Records:
=-=-=
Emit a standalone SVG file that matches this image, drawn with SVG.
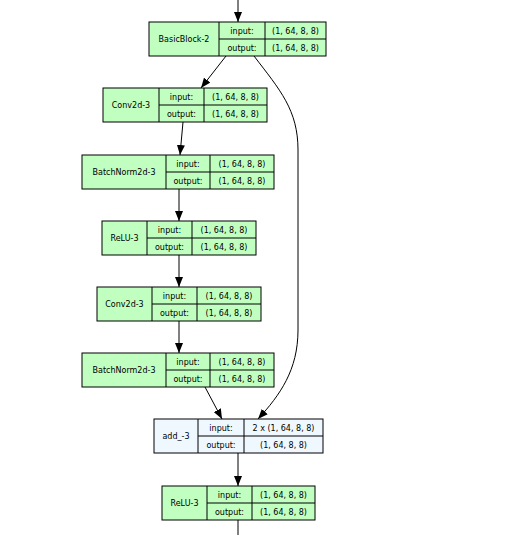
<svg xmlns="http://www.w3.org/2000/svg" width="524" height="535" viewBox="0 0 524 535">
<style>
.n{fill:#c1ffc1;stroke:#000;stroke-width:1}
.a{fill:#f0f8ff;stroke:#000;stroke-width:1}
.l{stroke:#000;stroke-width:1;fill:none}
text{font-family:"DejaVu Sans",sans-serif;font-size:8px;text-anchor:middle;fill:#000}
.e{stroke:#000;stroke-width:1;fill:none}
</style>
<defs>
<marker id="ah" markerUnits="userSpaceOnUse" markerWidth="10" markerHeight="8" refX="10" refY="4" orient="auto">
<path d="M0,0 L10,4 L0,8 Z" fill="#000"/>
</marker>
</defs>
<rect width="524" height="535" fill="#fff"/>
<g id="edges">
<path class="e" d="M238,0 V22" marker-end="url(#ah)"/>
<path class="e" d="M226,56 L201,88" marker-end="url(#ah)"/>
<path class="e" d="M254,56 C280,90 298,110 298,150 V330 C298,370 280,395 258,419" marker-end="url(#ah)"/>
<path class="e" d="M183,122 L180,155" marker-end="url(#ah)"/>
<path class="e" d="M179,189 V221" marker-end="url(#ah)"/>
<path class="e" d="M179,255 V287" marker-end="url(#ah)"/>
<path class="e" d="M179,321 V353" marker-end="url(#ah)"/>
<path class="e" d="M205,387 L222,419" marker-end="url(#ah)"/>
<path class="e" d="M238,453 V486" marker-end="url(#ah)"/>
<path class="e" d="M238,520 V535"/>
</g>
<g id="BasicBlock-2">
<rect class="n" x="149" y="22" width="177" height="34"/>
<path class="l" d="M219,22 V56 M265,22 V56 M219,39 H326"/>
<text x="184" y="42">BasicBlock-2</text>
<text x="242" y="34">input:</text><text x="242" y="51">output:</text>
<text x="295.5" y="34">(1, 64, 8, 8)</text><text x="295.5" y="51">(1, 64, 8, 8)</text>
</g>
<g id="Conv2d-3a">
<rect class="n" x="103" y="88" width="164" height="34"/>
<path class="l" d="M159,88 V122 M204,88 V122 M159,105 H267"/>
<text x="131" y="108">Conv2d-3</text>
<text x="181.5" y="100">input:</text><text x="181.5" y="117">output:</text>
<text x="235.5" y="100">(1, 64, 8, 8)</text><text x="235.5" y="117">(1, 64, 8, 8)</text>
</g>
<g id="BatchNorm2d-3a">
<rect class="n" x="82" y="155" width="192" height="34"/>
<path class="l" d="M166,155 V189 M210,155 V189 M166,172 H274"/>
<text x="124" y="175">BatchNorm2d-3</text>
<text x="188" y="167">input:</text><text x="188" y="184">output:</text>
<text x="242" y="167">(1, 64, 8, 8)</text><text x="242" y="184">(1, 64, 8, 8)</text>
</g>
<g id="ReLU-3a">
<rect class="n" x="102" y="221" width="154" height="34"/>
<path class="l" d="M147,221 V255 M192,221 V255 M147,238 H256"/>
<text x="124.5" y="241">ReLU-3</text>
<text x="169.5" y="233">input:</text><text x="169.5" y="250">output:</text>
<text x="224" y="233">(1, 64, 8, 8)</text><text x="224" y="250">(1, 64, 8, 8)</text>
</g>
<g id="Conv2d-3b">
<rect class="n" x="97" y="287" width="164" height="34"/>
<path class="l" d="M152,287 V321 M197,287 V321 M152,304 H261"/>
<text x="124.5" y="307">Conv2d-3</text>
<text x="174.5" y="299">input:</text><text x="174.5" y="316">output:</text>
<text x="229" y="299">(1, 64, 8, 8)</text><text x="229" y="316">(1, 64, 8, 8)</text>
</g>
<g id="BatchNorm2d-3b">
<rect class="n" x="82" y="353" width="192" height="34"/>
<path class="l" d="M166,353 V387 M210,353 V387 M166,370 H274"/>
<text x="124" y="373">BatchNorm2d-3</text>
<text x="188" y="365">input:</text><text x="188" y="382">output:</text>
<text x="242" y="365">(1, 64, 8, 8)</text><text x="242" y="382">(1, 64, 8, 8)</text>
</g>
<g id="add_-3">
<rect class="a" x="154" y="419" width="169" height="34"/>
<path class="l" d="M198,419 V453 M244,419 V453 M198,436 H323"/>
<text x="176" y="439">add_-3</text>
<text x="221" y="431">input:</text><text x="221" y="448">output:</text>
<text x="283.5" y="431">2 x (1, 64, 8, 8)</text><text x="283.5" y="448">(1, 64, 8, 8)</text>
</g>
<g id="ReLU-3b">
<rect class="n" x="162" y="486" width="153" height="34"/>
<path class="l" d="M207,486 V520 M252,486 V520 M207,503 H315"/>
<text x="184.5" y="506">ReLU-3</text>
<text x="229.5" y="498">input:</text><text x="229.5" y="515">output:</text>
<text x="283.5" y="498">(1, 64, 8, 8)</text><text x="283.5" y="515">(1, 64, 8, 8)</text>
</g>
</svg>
=-=-=
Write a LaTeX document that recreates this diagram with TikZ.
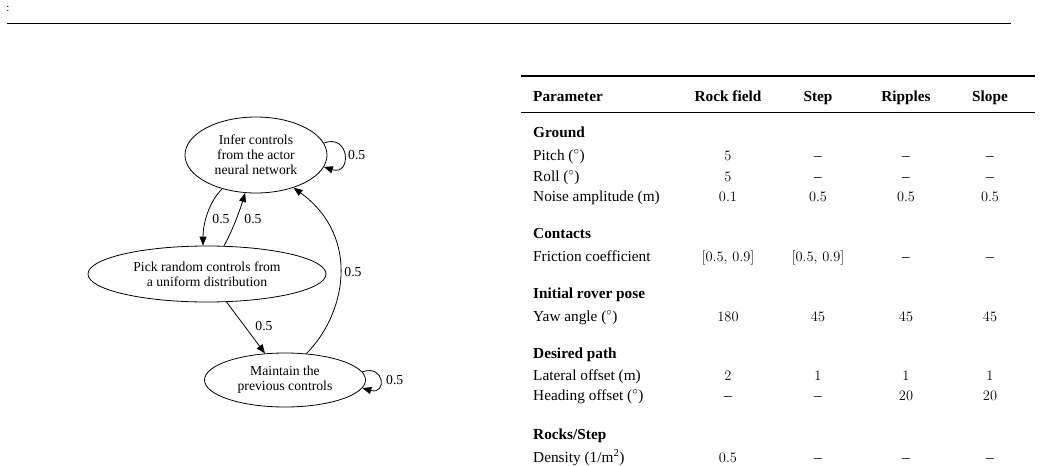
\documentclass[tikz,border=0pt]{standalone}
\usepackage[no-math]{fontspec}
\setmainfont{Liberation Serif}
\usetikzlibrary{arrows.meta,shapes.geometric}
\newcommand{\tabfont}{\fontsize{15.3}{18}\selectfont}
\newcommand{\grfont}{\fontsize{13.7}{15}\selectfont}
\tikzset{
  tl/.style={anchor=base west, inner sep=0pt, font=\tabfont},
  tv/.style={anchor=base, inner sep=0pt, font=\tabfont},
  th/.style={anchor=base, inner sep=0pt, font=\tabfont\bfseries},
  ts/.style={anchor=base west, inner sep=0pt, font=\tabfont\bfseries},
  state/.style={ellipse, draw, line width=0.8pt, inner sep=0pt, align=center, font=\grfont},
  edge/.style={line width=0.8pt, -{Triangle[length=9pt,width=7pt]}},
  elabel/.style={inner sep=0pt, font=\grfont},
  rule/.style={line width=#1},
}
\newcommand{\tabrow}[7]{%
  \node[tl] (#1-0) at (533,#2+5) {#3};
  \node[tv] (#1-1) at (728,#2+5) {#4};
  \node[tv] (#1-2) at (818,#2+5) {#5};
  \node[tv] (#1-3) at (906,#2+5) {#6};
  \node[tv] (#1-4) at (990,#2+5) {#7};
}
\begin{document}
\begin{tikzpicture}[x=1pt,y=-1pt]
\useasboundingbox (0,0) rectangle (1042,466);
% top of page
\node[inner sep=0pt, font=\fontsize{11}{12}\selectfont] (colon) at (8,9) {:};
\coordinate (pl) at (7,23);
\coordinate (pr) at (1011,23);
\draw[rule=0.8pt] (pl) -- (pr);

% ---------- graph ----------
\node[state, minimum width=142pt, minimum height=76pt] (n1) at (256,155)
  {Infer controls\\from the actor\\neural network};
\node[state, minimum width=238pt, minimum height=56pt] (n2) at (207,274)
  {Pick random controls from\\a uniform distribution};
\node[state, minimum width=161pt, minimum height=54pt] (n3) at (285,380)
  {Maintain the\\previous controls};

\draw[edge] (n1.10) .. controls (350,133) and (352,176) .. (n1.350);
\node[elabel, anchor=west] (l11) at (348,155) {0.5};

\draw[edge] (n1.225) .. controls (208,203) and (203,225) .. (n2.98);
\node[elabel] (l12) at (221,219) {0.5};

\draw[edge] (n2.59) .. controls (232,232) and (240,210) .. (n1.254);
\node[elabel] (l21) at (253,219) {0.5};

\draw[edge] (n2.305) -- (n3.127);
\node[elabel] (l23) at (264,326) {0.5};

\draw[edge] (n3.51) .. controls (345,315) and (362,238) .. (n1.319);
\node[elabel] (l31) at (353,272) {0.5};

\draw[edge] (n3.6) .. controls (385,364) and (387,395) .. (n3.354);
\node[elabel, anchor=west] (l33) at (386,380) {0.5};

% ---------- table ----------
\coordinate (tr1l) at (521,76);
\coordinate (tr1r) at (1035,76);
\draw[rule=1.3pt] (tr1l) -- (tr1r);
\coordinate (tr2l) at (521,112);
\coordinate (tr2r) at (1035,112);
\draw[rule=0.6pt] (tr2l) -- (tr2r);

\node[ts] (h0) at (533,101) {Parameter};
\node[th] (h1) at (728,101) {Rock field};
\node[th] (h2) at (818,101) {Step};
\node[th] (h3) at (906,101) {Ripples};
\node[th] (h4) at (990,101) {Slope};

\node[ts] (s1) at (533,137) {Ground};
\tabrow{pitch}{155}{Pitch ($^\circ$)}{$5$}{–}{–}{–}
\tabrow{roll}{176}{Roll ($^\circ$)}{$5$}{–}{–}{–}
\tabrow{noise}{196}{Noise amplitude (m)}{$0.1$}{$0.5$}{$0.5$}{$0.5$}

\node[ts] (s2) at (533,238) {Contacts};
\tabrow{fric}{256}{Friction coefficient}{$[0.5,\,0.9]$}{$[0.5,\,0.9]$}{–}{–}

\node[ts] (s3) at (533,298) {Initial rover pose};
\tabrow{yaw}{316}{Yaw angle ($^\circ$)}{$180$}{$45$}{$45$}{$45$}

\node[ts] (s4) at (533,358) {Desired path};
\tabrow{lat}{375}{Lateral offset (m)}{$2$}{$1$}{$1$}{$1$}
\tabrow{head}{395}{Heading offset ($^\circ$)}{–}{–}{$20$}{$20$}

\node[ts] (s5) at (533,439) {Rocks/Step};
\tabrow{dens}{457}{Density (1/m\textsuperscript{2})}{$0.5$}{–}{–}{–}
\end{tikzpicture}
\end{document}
=-=-=
In the material above, how many lines hold the word "that"? Say only the number.

**TASK RESPONSE**: 2